The Negative Consequences for Iowa of an Enterprise Value Tax





The arguments and data provide evidence that there is a negative impact to the imposition of an EVT. However, it would appear that the burden rests on the supporters of this new tax to prove its economic worth, rather than on supporters of the status quo — or of tax cuts — to prove its potential negative consequences. History is on the side of those who claim that cutting taxes, or at least not raising them, is more likely to prove beneficial than to raise them.


Additionally, the EVT will have a damaging impact on jobs in Iowa, especially in our leading insurance industry, and will increase the tax burden for Iowans. This adverse impact will fall most heavily on Iowa’s four largest sectors of private employment in Iowa: Finance and Insurance, Information, Manufacturing, and Real Estate and Rental and Leasing.


Members of the U.S. Senate, who have yet to act on the American Jobs Act proposal, need to take a serious second, third, and fourth look at this “throwaway” EVT proposal buried in the many pages of verbiage of the Obama administration’s initiative. It is counter-productive to raise taxes on the accumulation of capital and the creation of jobs in a law designed to increase employment! It is unfair to create one group of businesses that cannot fall under the capital-gains rates when they sell their business while others do.


While the President may be persuaded by calls for increased taxes on “the rich” by billionaires such as Warren Buffett, Chairman and CEO of Berkshire Hathaway, he should do so, if at all, in the way least likely to negatively impact the economy and job creation. (If Buffett would take the same amount of compensation per year in the form of wages instead of capital gains, his tax rate would be significantly higher than that of his secretary, and he would not need to create pressure to interfere with ten million other Americans’ tax climate in order to feel good about his contributions to the growth of government.)[13] More than doubling the effective capital-gains tax on Iowa farm partnership sales will have very negative consequences for our economic climate, without really affecting those typical Iowans consider “the rich.”

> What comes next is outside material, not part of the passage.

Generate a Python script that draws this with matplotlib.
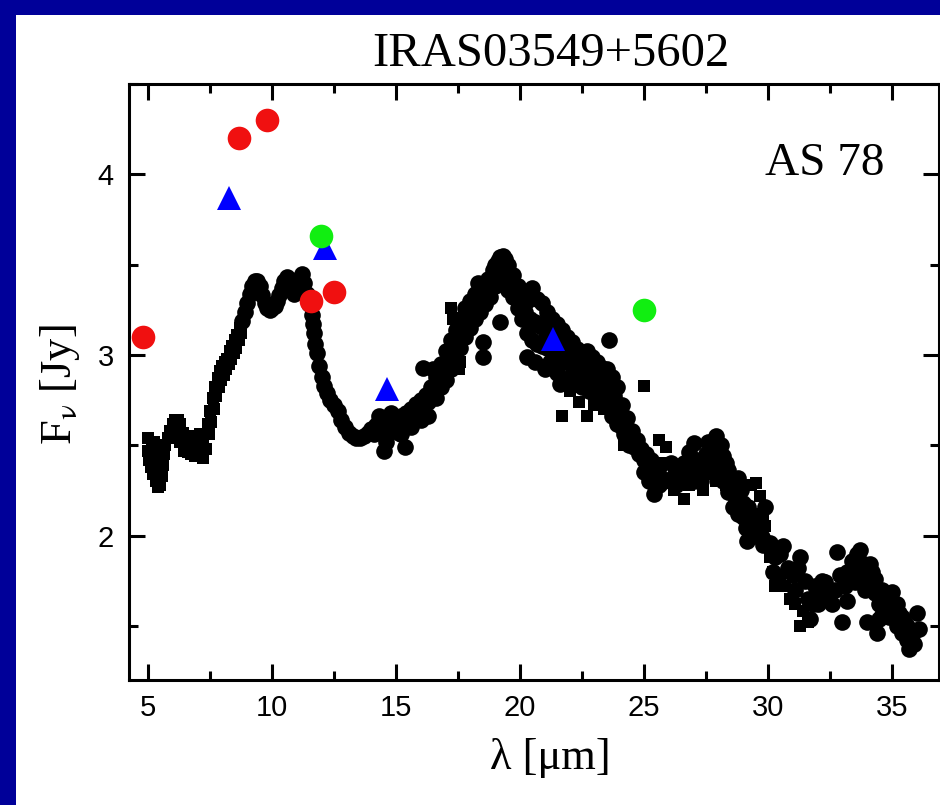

And what if the imposition of an EVT prevents the accumulation of the capital that would have financed the next Steve Jobs, Bill Gates, or Mark Zuckerberg – entrepreneurs who have created millions of jobs in the current American economy? Would it not be better to start using Lean Six Sigma to cut out the waste in government programs so that funds can be returned to the people, used to pay down the debt, or redirected to higher priority needs?[14]


We should be encouraging, not penalizing, those who are willing to take risks to grow our economy. Patricof succinctly summarizes our thesis: “Congress can meet its revenue goals without this new tax, and investors are needed more than ever to sink capital into our economy and stay with it over the long term. Now is not the time to turn them away.”[15] Simple logic tells anyone who reads this that the EVT will do more to turn investors away than attract them. Imposition of an EVT is bad public policy.